DNA nanotechnology is a potential solution to improving patient access to reliable and inexpensive biomarker monitoring. The flexibility and utility of DNA-based assays have already been demonstrated with various readouts (including electrochemistry, pH, fluorescence, etc.) and affinity reagents (aptamers, anti- bodies, etc.). In this thesis, I propose and experimentally validate techniques for employing DNA nanotechnology for precision-medicine oriented diagnostics.

First, I present a methodology for multiplexed point-of-care biomarker detection. The assay is based on variable-length DNA payload chains, which are systematically disassembled in the presence of specific biomolecular targets, leading to fragments of different sizes that yield characteristic band patterns in gel electrophoresis. I validate the principle with the detection of various nucleic acids and steroids, both individually and in a multiplexed assay. Furthermore, I demonstrate how automated hardware (using capillary electrophoresis) and/or intelligent software (based on machine learning) could be applied to streamline this assay, making it highly amenable for integration in healthcare settings.

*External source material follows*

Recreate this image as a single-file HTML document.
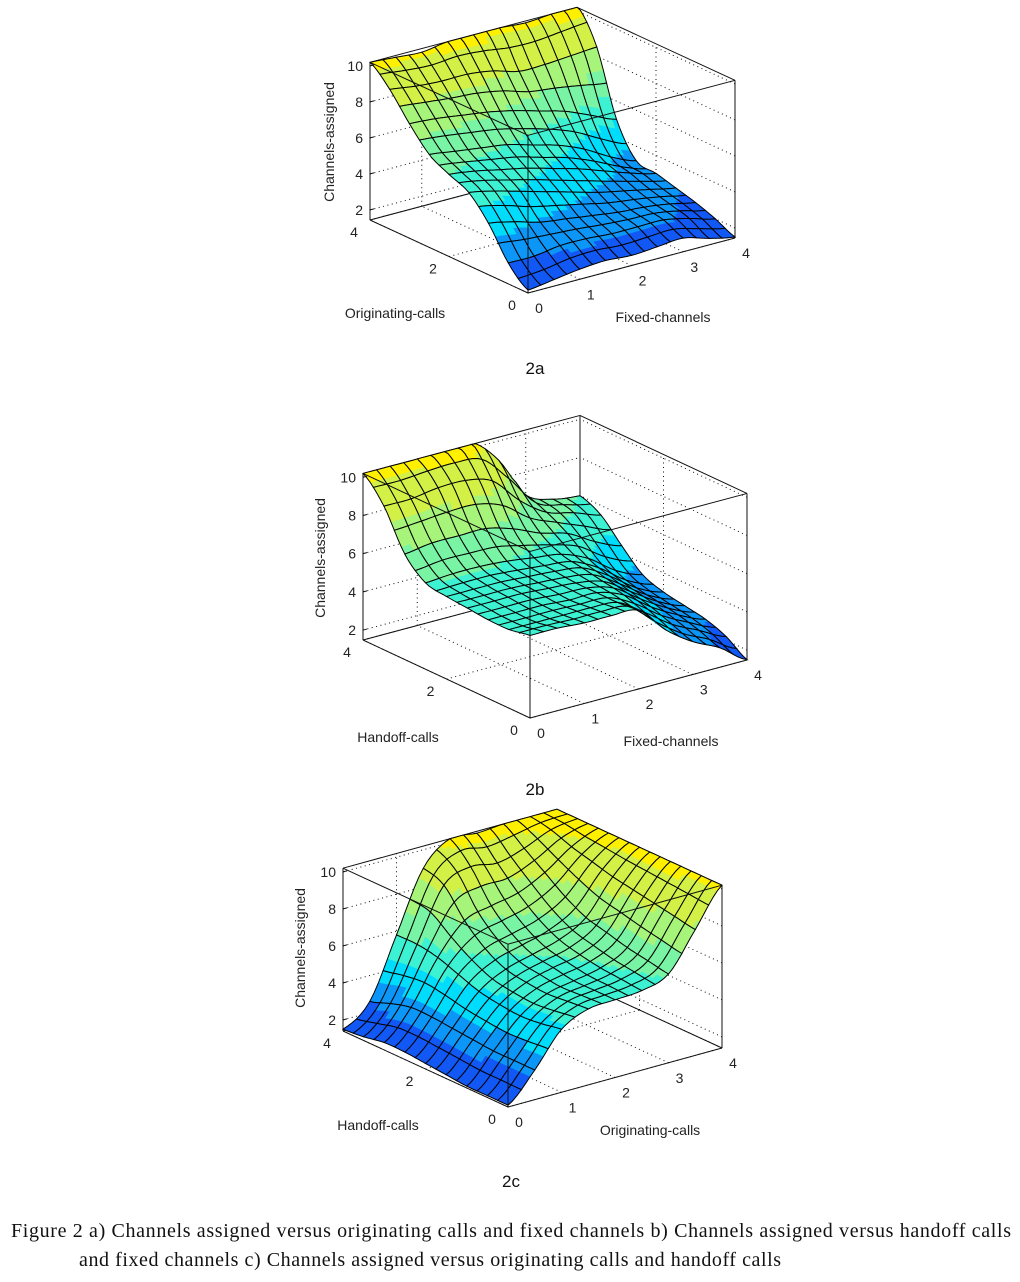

I also propose a new paradigm for highly specific and sensitive detection of complex biomarkers such as proteins. Using an ‘affinity zone’, a 3D space where ligands are accurately positioned using DNA origami structures, multivalent interactions can be tuned to specifically bind to a single target, akin to aptamers or antibodies. I present the design and experimental validation of a DNA origami framework that can precisely tune the position of ligands within an affinity zone. If combined with molecular dynamics simulations, the concept could become the ideal testbed for multivalency, potentially paving the way to new computationally-designed affinity reagents.